Excerpts from the interview can be found below, courtesy of Bloomberg Television.


Taylor on whether Greece will leave the euro after the next round of elections:

“There is another round to go yet as I believe they will have another election in June. Then it will come out the same way or perhaps even worse…This summer I think is very likely. The Europeans will not give them the money. The IMF will not give them an ok. They will be out of money in June.”

On whether Germany, France, Spain or Italy will mobilize in an effort to keep Greece in the euro:

“I think that people are feeling the implications of a Greek exit are not so bad. I think Angela Merkel is in a position where she cannot go too far to push the Greeks to stay in or give too much money to them.”

On whether there will be chaos if Greece leaves the euro:

“I do not think so. I don’t think it will be absolute chaos. I think what will happen instead of them trying to rescue the Greeks, they will turn around and huddle together and say how do we help Portugal and Spain?”
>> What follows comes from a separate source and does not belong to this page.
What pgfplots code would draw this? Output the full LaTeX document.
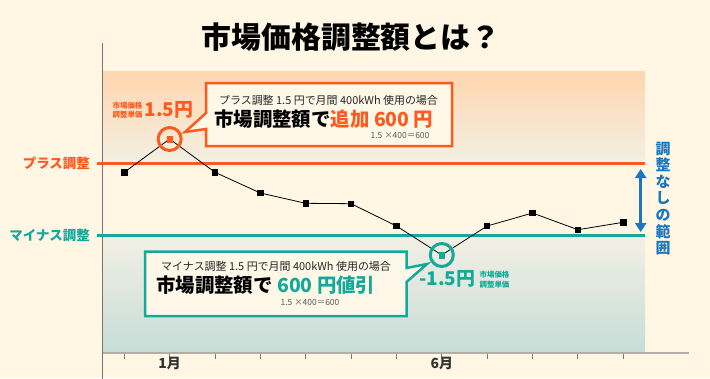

On whether Greece leaving the euro would trigger more nations across Europe to leave:

“There will be a bit of that, but if you talk to not only the political elite, but the political class in all of these countries, they are all in favor of staying with the euro, so I do not they think they will do that until Greece is one year out. No one is talking about Iceland yet. Iceland threw the whole thing in the face of Europe and said to hell with it, we’re not going to pay the savior’s back, we’re going to let our banks go bankrupt, and they’ve done wonderfully…that is a model for [Greece]. But I must say that Iceland has a lot more assets than Greece does.”

On whether now is the time that the euro will crater:

“I have been wrong. There is no doubt about it. A lot of the reason I have been wrong is because of the U.S. The U.S. is determined to help the euro, not to just depreciate its currency, but to give them all the swap lines and the push money out to keep Europe strong. The net effect of the whole thing is that the dollar and the euro have basically been locked together.”

On what happens to the euro if Greece leaves:

“I believe it is really up to the ECB. I think the ECB should let the euro go down. To hell with Germany. Germany has a great economy and it’s doing wonderfully. So they have a little inflationary problem if the euro goes to $1.10. It will not kill them, but it certainly helps Spain, Italy, and all the other people fight off the Asian import menace that they have.”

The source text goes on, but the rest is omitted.